● TASK GOAL
Restate the listing below word for word, omitting any images.

● SUPPLIED MATERIAL
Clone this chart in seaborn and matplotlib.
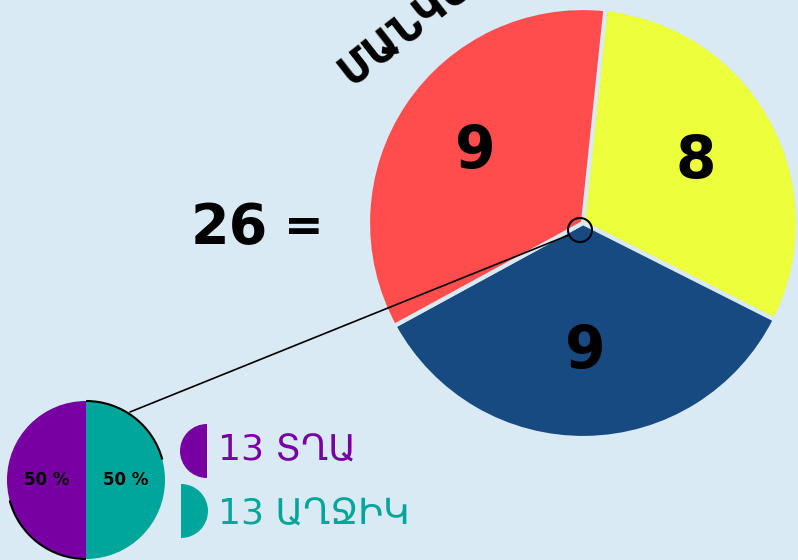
import numpy as np
import matplotlib.pyplot as plt
import seaborn as sns
from matplotlib.patches import Circle, Wedge, Arc

# big pie: groups of children
group_names = ['Խումբ 1', 'Խումբ 2', 'Խումբ 3']
group_counts = [8, 9, 9]
group_colors = ['#ecff3a', '#174a80', '#ff4d4d']

# small pie: boys / girls
gender_labels = ['ՏՂԱ', 'ԱՂՋԻԿ']
gender_counts = [13, 13]
gender_colors = ['#7800a3', '#00a699']

title_text = 'ՄԱՆԿԱՊԱՐՏԵԶ'

bg = '#d9eaf4'
sns.set_theme(style='white', rc={'figure.facecolor': bg, 'axes.facecolor': bg,
                                 'text.color': 'black'})
plt.rcParams['font.family'] = ['DejaVu Sans']

fig = plt.figure(figsize=(7.98, 5.6), dpi=100)
ax = fig.add_axes([0, 0, 1, 1])

bold = dict(fontweight='bold', color='black')

# Big pie
total = sum(group_counts)
ax.pie(group_counts, colors=group_colors, center=(583, 337), radius=215,
       startangle=84, counterclock=False,
       autopct=lambda p: f'{p * total / 100:.0f}', pctdistance=0.6,
       wedgeprops=dict(edgecolor=bg, linewidth=3),
       textprops=dict(fontsize=42, **bold))

# Small pie
ax.pie(gender_counts, colors=gender_colors, center=(86, 80), radius=79,
       startangle=90, counterclock=True,
       autopct=lambda p: f'{p:.0f} %', pctdistance=0.5,
       wedgeprops=dict(linewidth=0),
       textprops=dict(fontsize=12, **bold))

ax.set_xlim(0, 798)
ax.set_ylim(0, 560)
ax.set_aspect('equal')
ax.axis('off')

# outline arcs on small pie
ax.add_patch(Arc((86, 80), 158, 158, theta1=15, theta2=90, color='black', lw=1.5))
ax.add_patch(Arc((86, 80), 158, 158, theta1=195, theta2=270, color='black', lw=1.5))

# zoom connector
ax.add_patch(Circle((580, 330), 12, fill=False, ec='black', lw=1.5))
ax.plot([569, 130], [325, 148], color='black', lw=1.2)

# total
ax.text(229, 332, str(total), ha='center', va='center', fontsize=40, **bold)
ax.text(304, 332, '=', ha='center', va='center', fontsize=34, **bold)

# rotated title
ax.text(350, 474, title_text, rotation=38, rotation_mode='anchor',
        ha='left', va='baseline', fontsize=30, **bold)

# legend
ax.add_patch(Wedge((207, 109), 27, 90, 270, color=gender_colors[0], lw=0))
ax.add_patch(Wedge((181, 49), 27, -90, 90, color=gender_colors[1], lw=0))
for y, n, lab, c in zip([109, 45], gender_counts, gender_labels, gender_colors):
    ax.text(218, y, f'{n} {lab}', ha='left', va='center', fontsize=26, color=c)

fig.savefig('out.png', dpi=100, facecolor=bg)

● FULL ANSWER
Clone this chart in seaborn and matplotlib.
import numpy as np
import matplotlib.pyplot as plt
import seaborn as sns
from matplotlib.patches import Circle, Wedge, Arc

# big pie: groups of children
group_names = ['Խումբ 1', 'Խումբ 2', 'Խումբ 3']
group_counts = [8, 9, 9]
group_colors = ['#ecff3a', '#174a80', '#ff4d4d']

# small pie: boys / girls
gender_labels = ['ՏՂԱ', 'ԱՂՋԻԿ']
gender_counts = [13, 13]
gender_colors = ['#7800a3', '#00a699']

title_text = 'ՄԱՆԿԱՊԱՐՏԵԶ'

bg = '#d9eaf4'
sns.set_theme(style='white', rc={'figure.facecolor': bg, 'axes.facecolor': bg,
                                 'text.color': 'black'})
plt.rcParams['font.family'] = ['DejaVu Sans']

fig = plt.figure(figsize=(7.98, 5.6), dpi=100)
ax = fig.add_axes([0, 0, 1, 1])

bold = dict(fontweight='bold', color='black')

# Big pie
total = sum(group_counts)
ax.pie(group_counts, colors=group_colors, center=(583, 337), radius=215,
       startangle=84, counterclock=False,
       autopct=lambda p: f'{p * total / 100:.0f}', pctdistance=0.6,
       wedgeprops=dict(edgecolor=bg, linewidth=3),
       textprops=dict(fontsize=42, **bold))

# Small pie
ax.pie(gender_counts, colors=gender_colors, center=(86, 80), radius=79,
       startangle=90, counterclock=True,
       autopct=lambda p: f'{p:.0f} %', pctdistance=0.5,
       wedgeprops=dict(linewidth=0),
       textprops=dict(fontsize=12, **bold))

ax.set_xlim(0, 798)
ax.set_ylim(0, 560)
ax.set_aspect('equal')
ax.axis('off')

# outline arcs on small pie
ax.add_patch(Arc((86, 80), 158, 158, theta1=15, theta2=90, color='black', lw=1.5))
ax.add_patch(Arc((86, 80), 158, 158, theta1=195, theta2=270, color='black', lw=1.5))

# zoom connector
ax.add_patch(Circle((580, 330), 12, fill=False, ec='black', lw=1.5))
ax.plot([569, 130], [325, 148], color='black', lw=1.2)

# total
ax.text(229, 332, str(total), ha='center', va='center', fontsize=40, **bold)
ax.text(304, 332, '=', ha='center', va='center', fontsize=34, **bold)

# rotated title
ax.text(350, 474, title_text, rotation=38, rotation_mode='anchor',
        ha='left', va='baseline', fontsize=30, **bold)

# legend
ax.add_patch(Wedge((207, 109), 27, 90, 270, color=gender_colors[0], lw=0))
ax.add_patch(Wedge((181, 49), 27, -90, 90, color=gender_colors[1], lw=0))
for y, n, lab, c in zip([109, 45], gender_counts, gender_labels, gender_colors):
    ax.text(218, y, f'{n} {lab}', ha='left', va='center', fontsize=26, color=c)

fig.savefig('out.png', dpi=100, facecolor=bg)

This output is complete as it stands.